Let’s say you needed to haul around a cordless power tool combo kit (which could fit in a Packout rolling tool box), a crate filled with some extension cords and a corded worm-drive saw, another crate filled with caulk guns, spare supplies, and maybe some drywall tools, and an organizer filled with hardware for a job. You could load up a stack of Packout boxes and you’re all set. Sure, you could accomplish the same with other products, maybe a small dolly, $20 plastic crates, and a bunch of bungee cords. More options are good. Just because something might not work for you, that doesn’t mean it’s a “worthless turdbox.”
Why does everyone whine about the 50 pound weight limit, just start throwing stuff in there who cares if it’s 100 pounds I am sure it will hold. I am sure there is a keyboard warrior typing up a comment against mine, I’ll leave you with this one!!! A Ford Fiesta says it fits only 5 people. But my Mexican butt can fit 12 and luggage!!! Lol
Okay, you can fit 12 people in your 5-seat car. But can you fit them all in safely?
I want a Versastack version of this but I guess I could just go with the Tstak.
I just realized they do make one…not sure how I missed that.
TSTAK is just $20 on Amazon.com, and Lowe’s goes even lower, with Craftsman version, at $15 right now.
Frankly, I think Milwaukee knocked it out of the park. I’m going to use many of these to organize all of my spare supplies (via electrical, plumbing, HVAC, etc.), which by the way, will be replacing a repurposed milk crate. Additionally, I feel the $40 price point is on the mark, as long of course, they’re robustly made.

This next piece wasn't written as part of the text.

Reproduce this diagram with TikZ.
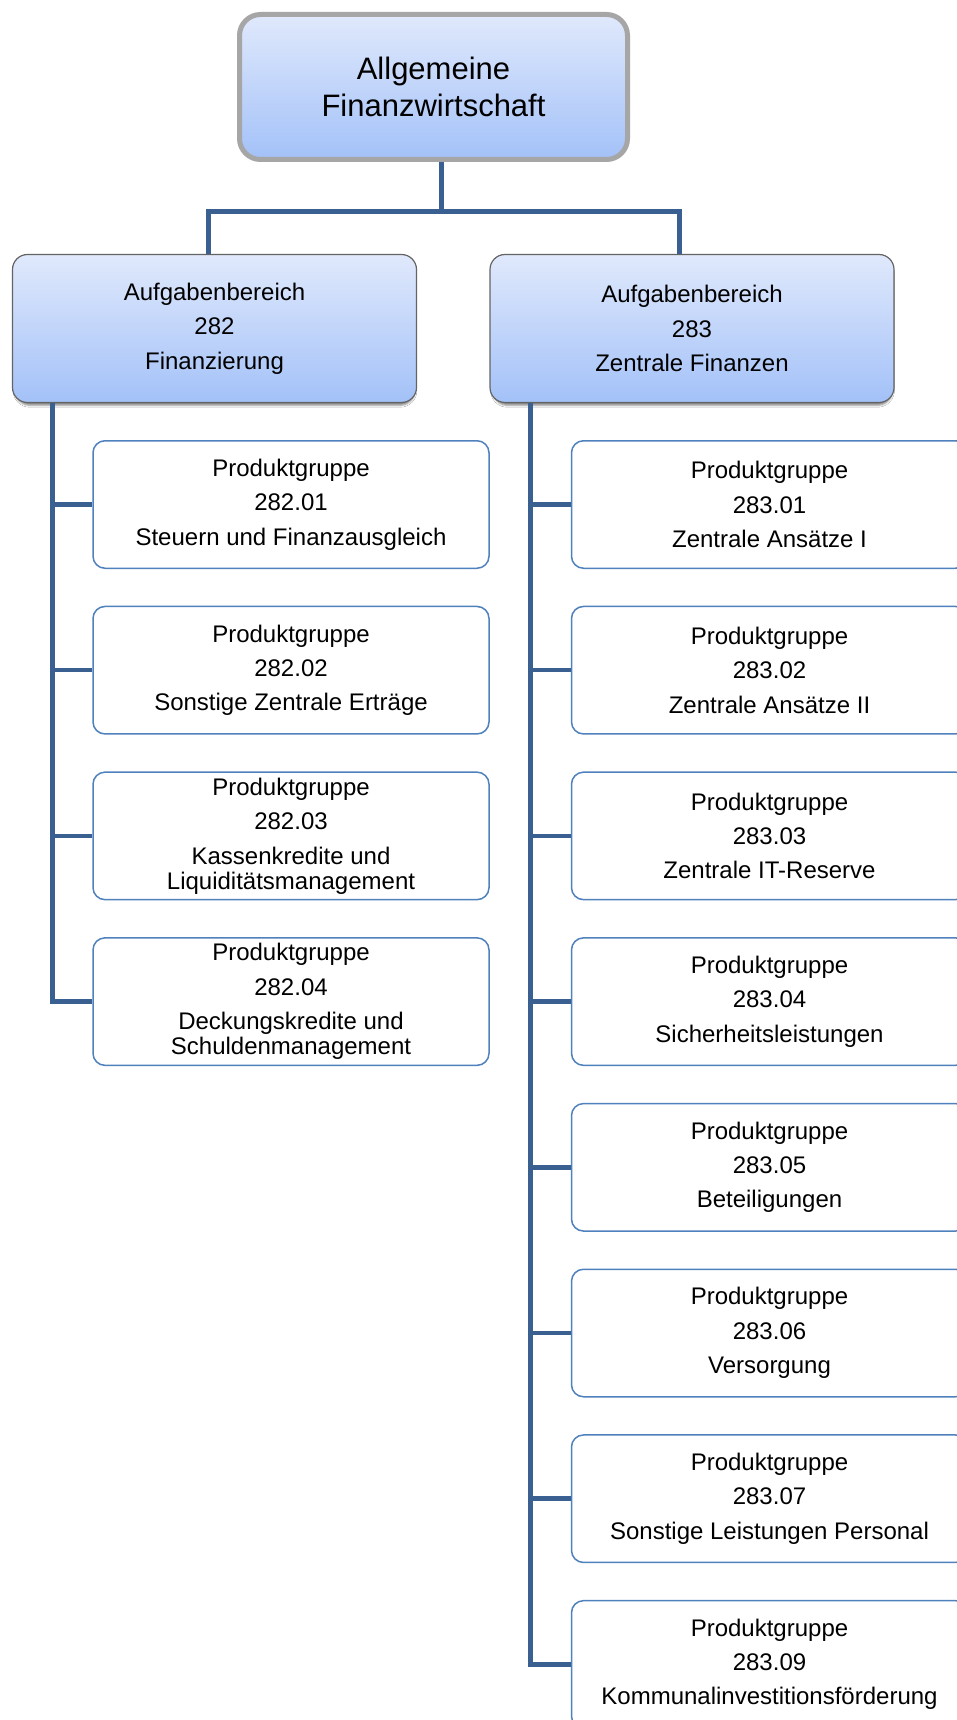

With all the comments about the weight, has no one noticed the price, if both Milwaukee and Dewalt crates are $40, does that mean the dewalt is overpriced or the Milwaukee is underpriced, because for the rest of the pieces tough system is cheaper than packout?
I’d venture to say that underpriced would be Milwaukee’s claim. But at the same time, someone over there obviously knew that they couldn’t be asking for a large price tag on this, the most basic and/or smallest modular tool system tote on the market.